As he continues to expertly balance his JC work with the demands of professional football, Zikos revealed that his daily routine prior to the Circuit Breaker was an incredibly hectic one, but one he was happy to juggle nonetheless.
“I think one good thing about NY(JC) is that we start a bit later than the other JC’s, our first lesson was at nine. So I’d wake up at about 7am, which is decent for a schoolboy. We would end at say around three, so whether I had school training or Geylang training, which was usually at seven I think, I’d have the hours in between to catch up with my work and do some homework. Then I’d make my way from school to where we’re training. We’d end at nine, and I’d reach home about 10 minutes later. I’d just wash up, have dinner, then study a bit more. It was very tiring, but I enjoyed my football, so it wasn’t that bad,” he elaborated.
“It’s important to have balance in your life, you can’t just be very good at football and neglect your studies as a whole, or vice versa. If your studies are good, and you can manage your time, you should encourage your child to pursue whatever interest they have,” he said of parents who actively discouraged their children pursuing careers in sports.
“Have trust that despite heavy commitments in their other interests, they’ll be able to keep up in their work, get good grades and be consistent.
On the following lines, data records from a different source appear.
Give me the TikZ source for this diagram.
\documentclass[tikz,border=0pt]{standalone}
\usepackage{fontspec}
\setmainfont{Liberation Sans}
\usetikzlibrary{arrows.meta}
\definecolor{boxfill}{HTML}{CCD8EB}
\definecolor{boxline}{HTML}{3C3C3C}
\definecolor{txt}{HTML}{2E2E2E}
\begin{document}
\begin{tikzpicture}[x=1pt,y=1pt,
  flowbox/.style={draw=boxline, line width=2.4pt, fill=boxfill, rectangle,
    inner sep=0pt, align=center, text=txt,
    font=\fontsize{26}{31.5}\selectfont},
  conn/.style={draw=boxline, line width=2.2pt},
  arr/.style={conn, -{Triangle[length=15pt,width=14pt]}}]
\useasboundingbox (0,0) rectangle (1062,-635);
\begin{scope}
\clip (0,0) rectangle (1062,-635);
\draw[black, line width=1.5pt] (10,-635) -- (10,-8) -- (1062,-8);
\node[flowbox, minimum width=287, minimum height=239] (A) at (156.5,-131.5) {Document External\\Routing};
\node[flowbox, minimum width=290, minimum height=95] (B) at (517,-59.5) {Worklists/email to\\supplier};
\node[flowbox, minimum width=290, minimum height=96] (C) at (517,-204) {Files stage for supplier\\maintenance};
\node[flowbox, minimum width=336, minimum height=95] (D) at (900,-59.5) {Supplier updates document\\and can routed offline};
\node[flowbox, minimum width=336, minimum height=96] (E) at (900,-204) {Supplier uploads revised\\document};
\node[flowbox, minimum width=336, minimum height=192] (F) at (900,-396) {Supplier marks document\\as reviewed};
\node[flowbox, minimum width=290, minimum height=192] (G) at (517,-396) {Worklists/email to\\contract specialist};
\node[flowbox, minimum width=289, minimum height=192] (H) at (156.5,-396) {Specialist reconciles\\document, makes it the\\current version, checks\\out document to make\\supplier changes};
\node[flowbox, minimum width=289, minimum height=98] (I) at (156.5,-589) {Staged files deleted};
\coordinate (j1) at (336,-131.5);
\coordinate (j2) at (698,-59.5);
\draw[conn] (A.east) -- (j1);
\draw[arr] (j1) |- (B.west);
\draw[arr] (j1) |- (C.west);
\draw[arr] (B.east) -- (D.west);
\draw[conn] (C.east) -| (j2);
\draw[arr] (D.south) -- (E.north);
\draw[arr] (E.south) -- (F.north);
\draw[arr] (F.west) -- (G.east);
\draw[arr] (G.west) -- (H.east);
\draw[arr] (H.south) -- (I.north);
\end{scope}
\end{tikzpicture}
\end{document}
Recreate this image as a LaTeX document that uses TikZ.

It takes a lot of trust, and at the same time teaches the child to be more independent.”
Advising young, local players to take advantage of the abundance of quality coaches across the island, Zikos was quick to reiterate his belief that there are many opportunities for young players to excel in football here.
“Honestly, I think it’s a really good time to be a young footballer here,” he claimed, concluding the interview.